Убийство, сошедшее подельникам с рук, оставило их, однако, до известной степени неудовлетворенными, что и понятно: убийца-«душитель» хочет реализовать одну фантазию, а «потрошитель» – совсем иную. Поэтому впоследствии Винничевский и его товарищ действовали раздельно, хотя оба не забывали делиться рассказами о своих «подвигах». Это подстегивало фантазии обоих и лишь усиливало ощущение собственной исключительности.
Почему Винничевский, пойманный с поличным, стал признаваться в преступлениях, которых не совершал? Для чего он взял на себя убийства, совершённые его сексуальным партнёром? Вопросы эти только на первый взгляд кажутся головоломными, тот, кто внимательно прочёл книгу, согласится, что в основе поведения Винничевского после ареста лежала железная, прямо-таки несокрушимая логика. Он знал, что за убийство ребёнка – одного, двух, пятерых, десятерых, неважно! – статья 136 Уголовного кодекса РСФСР предусматривает одинаковое наказание. Поэтому, сознаваясь в нескольких убийствах, он своё положение уже не ухудшал. Но при этом дальнейший розыск детоубийцы прекращался, а значит, разоблачение Винничевского другу ничем не грозило.
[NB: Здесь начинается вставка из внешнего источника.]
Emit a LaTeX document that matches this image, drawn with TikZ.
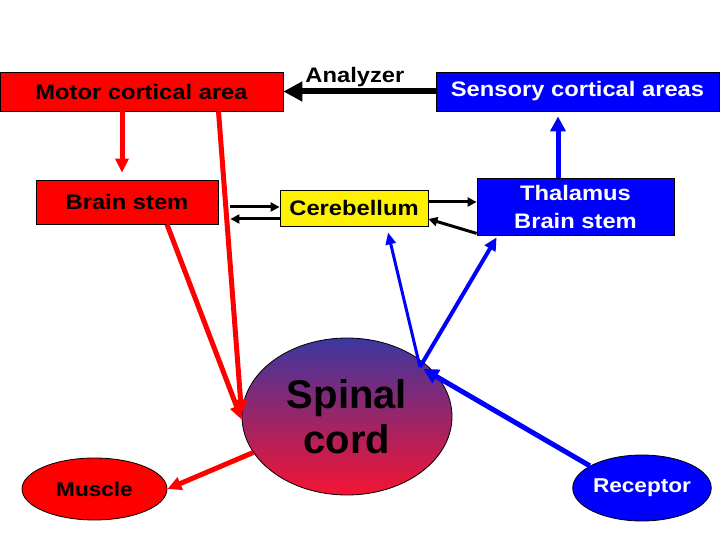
\documentclass[tikz,border=0pt]{standalone}
\usepackage{fontspec}
\setmainfont{Liberation Sans}
\newfontfamily\slidefont{Liberation Sans}[FakeStretch=1.13]
\usetikzlibrary{arrows.meta,shapes.geometric}

\definecolor{cordtop}{RGB}{60,55,160}
\definecolor{cordbottom}{RGB}{245,20,50}

\tikzset{
  box/.style={draw=black, line width=0.8pt, inner sep=0pt, align=center, font=\slidefont\bfseries\fontsize{21}{28}\selectfont},
  redbox/.style={box, fill=red},
  bluebox/.style={box, fill=blue, text=white},
  yellowbox/.style={box, fill=yellow},
  oval/.style={ellipse, draw=black, line width=0.8pt, inner sep=0pt, font=\slidefont\bfseries\fontsize{20}{24}\selectfont},
  redarrow/.style={draw=red, line width=5pt, -{Triangle[length=14pt,width=13pt]}},
  blackarrow/.style={draw=black, line width=3pt, -{Triangle[length=9pt,width=9pt]}},
  bluearrow/.style={draw=blue, line width=5pt, -{Triangle[length=15pt,width=15pt]}},
  bluethin/.style={draw=blue, line width=3pt, -{Triangle[length=12pt,width=10pt]}},
  bluemid/.style={draw=blue, line width=4pt, -{Triangle[length=13pt,width=12pt]}}
}

\begin{document}
\begin{tikzpicture}[x=1pt, y=-1pt]
  \useasboundingbox (0,0) rectangle (720,540);

  \node[redbox, minimum width=283pt, minimum height=39pt] (motor) at (141.5,91.5) {Motor cortical area};
  \node[bluebox, minimum width=283pt, minimum height=39pt] (sensory) at (577.5,91.5) {Sensory cortical areas};
  \node[redbox, minimum width=182pt, minimum height=44pt] (brainstem) at (127,202) {Brain stem};
  \node[yellowbox, minimum width=148pt, minimum height=36pt] (cerebellum) at (354,208) {Cerebellum};
  \node[bluebox, minimum width=197pt, minimum height=57pt] (thalamus) at (575.5,206.5) {Thalamus\\Brain stem};
  \node[ellipse, draw=black, line width=0.8pt, top color=cordtop, bottom color=cordbottom, minimum width=210pt, minimum height=157pt, inner sep=0pt, align=center, font=\bfseries\fontsize{40}{45}\selectfont] (spinal) at (347,416.5) {Spinal\\cord};
  \node[oval, fill=red, minimum width=145pt, minimum height=62pt] (muscle) at (94.5,489) {Muscle};
  \node[oval, fill=blue, text=white, minimum width=118pt, minimum height=66pt] (receptor) at (642,488) {Receptor};

  \coordinate (bsr) at ([xshift=12pt]brainstem.east);
  \coordinate (hub) at ([xshift=73pt,yshift=49.5pt]spinal.center);

  \draw[line width=6pt, -{Triangle[length=19pt,width=19pt]}] (sensory.west) -- node[pos=0.53, above, inner sep=0pt, yshift=2pt, font=\slidefont\bfseries\fontsize{21}{25}\selectfont] (analyzer) {Analyzer} (motor.east);

  \draw[redarrow, shorten >=7pt] ([xshift=-19.5pt]motor.south) -- ([xshift=-5pt]brainstem.north);
  \draw[redarrow] ([xshift=77pt]motor.south) -- ([yshift=3pt]spinal.west);
  \draw[redarrow] ([xshift=40pt]brainstem.south) -- ([yshift=-3pt]spinal.west);
  \draw[redarrow] (spinal.201) -- (muscle.east);

  \draw[blackarrow] ([yshift=1pt]bsr |- cerebellum.west) -- ([yshift=1pt]cerebellum.west);
  \draw[blackarrow] ([yshift=-11pt]cerebellum.west) -- ([yshift=-11pt]bsr |- cerebellum.west);
  \draw[blackarrow] ([yshift=4.5pt]cerebellum.east |- thalamus.west) -- ([yshift=4.5pt]thalamus.west);
  \draw[blackarrow] ([yshift=2pt]thalamus.south west) -- ([yshift=-11pt]cerebellum.east);

  \draw[bluearrow, shorten >=5pt] ([xshift=-17.5pt]thalamus.north) -- ([xshift=-17.5pt]thalamus.north |- sensory.south);
  \draw[bluethin] (hub) -- ([xshift=34pt,yshift=-6pt]cerebellum.south);
  \draw[bluemid] (hub) -- ([xshift=20pt,yshift=-2pt]thalamus.south west);
  \draw[bluearrow, shorten >=4pt] (receptor.157) -- (hub);
\end{tikzpicture}
\end{document}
Но если бы Винничевский не стал принимать на себя вину за убийства, совершённые «Потрошителем», то розыск последнего продолжался бы и мог рано или поздно закончиться его поимкой. И после этого всё могло измениться. Следователи, узнав, что вторым убийцей оказался товарищ Винничевского, расценили бы их преступления как совершённые в составе банды, а в реалиях СССР это уже означало смертную казнь. Поэтому внутри собственной логической схемы действия Владимира Винничевского во время следствия всё время оставались оправданны – он принимал на себя вину другого, дабы не получить смертную казнь за убийства в составе банды. Другими словами, юный душегуб прекрасно понимал, что убивать в одиночку в точки зрения тяжести судебного приговора безопаснее, чем в составе группы,
Однако, как мы увидели в своём месте, расчёт его не сработал. По той простой причине, что советские правоохранительные органы трактовали и применяли закон весьма вольно, как говорили в те времена, «следовали не букве закона, но духу». Правоприменительная практика того времени пестрит вопиющими примерами попрания базовых принципов права, так что удивляться особенно нечему (чего только стоит «расстрельный» указ 1935 г., допустивший применение смертной казни в отношении несовершеннолетних). Поэтому благодаря маленькой уловке уголовного розыска и прокуратуры Винничевскому инкриминировали совсем не ту статью УК, которую следовало. Хотя детоубийца не занимался бандитизмом и не действовал в составе банды, ему вменили статью 59.3, причём проделали это тайно, так что Винничевский в первые недели с момента ареста даже не догадывался о том, что проходит по «расстрельной» статье. Он спокойно давал показания, когда его упрекали в том, что он не полностью откровенен, соглашался и сообщал о новых эпизодах. Сначала сознался в 10 преступления, потом в 13, затем список вырос до 18. Он шёл навстречу следствию, имея в виду главную задачу – не выдать товарища.